Tutorial on writing a NSF player or 2A03 sound hardware emulator for total newbies is something roughy equal to 'bulding a fusion reactor for newbies', i.e. it is a very specific area with very few people in the world ever interested in doing something like that.
It is difficult to give recommendations on where to start, but I think, wrting a square wave generator, triangle wave generator, and pulse wave (variable duty cycle) generator could be one of such places. Make it render to a file first, then make it send the data to the sound card directly. Make controlable pitch and volume.
Don't forget, NSF player includes a 6502 CPU emulator.
Which of the following is what you want to do?
* You want to produce a file that can be loaded into an emulator or your Nintendo, and play music?
- If so, you should start at famitracker.com
* You want to write a piece of software that can load one of those files, and play it on your computer?
- You should start off by programming a 6502 emulator, and then either use blargg's blip_buf or directly emulate audio at 1.8MHz and use a good resampler.
* You want to build the hardware to load one of those files and play it on your Nintendo?
- Start off with kevtris's implementation and then maybe change things (
http://kevtris.org/Projects/hardnes/ )
People don't really write tutorials for things like this. It's too specific a need. However, there's several open source NSF players you can take a look at to get an understanding. I maintain
NSFPlay. Maybe
NotSoFatso has the easiest to understand source code. Most of the open source NES emulators also play NSF (e.g. FCEUX, Nestopia) since a working NES emulator has really very little to add to support NSF.
That you need to emulate the CPU is probably the most difficult part of making an NSF player; much more difficult than emulating the actual sound-producing bits. There are many open source 6502 emulations though, perhaps you can integrate one that has a suitable license for your project. Once you're over that hurdle, the sound hardware emulation isn't too bad, and it's fairly well documented on the wiki at this point, IMO.
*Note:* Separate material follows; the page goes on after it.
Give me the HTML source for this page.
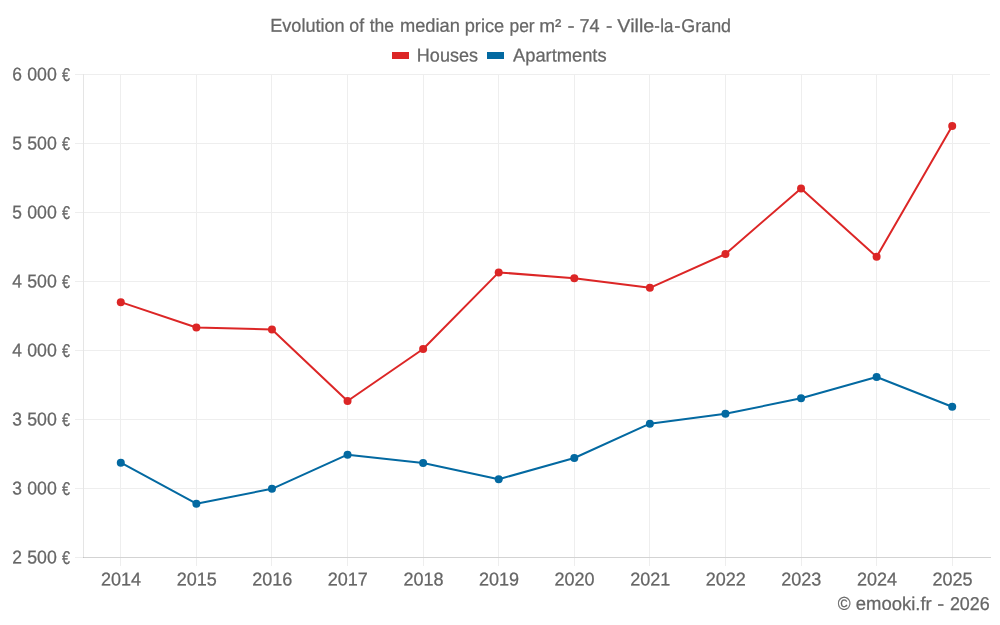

Shiru: Thank you for the explanation. I think you're right about starting with simple waveform generators. I'll see what I can come up with through Google, but so far I'm not having much luck. I'm guessing this sort of thing is a lot more technical than I had anticipated and that finding the correct vocabulary to research this area would be the first step.
Lidnariq: Isn't 1.8MHz a really high sample rate? Isn't CD quality audio 48k Hz or so? Why so much more for such an old machine? What's a resampler?
Rainwarrior: Thanks, I'll take a look through both projects and see if I can't understand that audio components.
1.8MHz is the NES' clock that drives the 2A03 (the NES' CPU and audio chip), so it's the samplerate the audio is natively being generated at. You don't actually need to render the audio at 1.8MHz, but it's the ideal quality level. The noise of the 2A03 in particular is hard to get to sound right without at least ~16x oversampling at 44kHz (you can get a passable result by oversampling just the noise, though).
A lot of things are hard to emulate properly if you don't carefully count the native clock cycles (e.g. PCM audio played back by timed CPU loops), but you don't need to account for the audio output on every single clock. If you look at NotSoFatso you'll see that the audio updates are given a number of CPU clock cycles, and it just emulates that many cycles (at 44kHz this is ~42 CPU cycles per sample) and outputs the current audio state.
Another thing I think is worth to mention is the whole idea of how sound chips works. Generally they simply divide incoming clock frequency, which is pretty high (1.8 MHz in case with APU, as mentioned before) by constant and variable integer values. Resulting output could then go directly to audio output, like square wave - alternating 0 and 1, with value of the volume register used for 1, or drive a waveform generator, like advance pointer in a triangle waveform (16 steps, up 16 down - takes 32 clocks to repeat the waveform), or LFSR for noise generation. This explaination is basically covers up most of the 'theory' behind these things.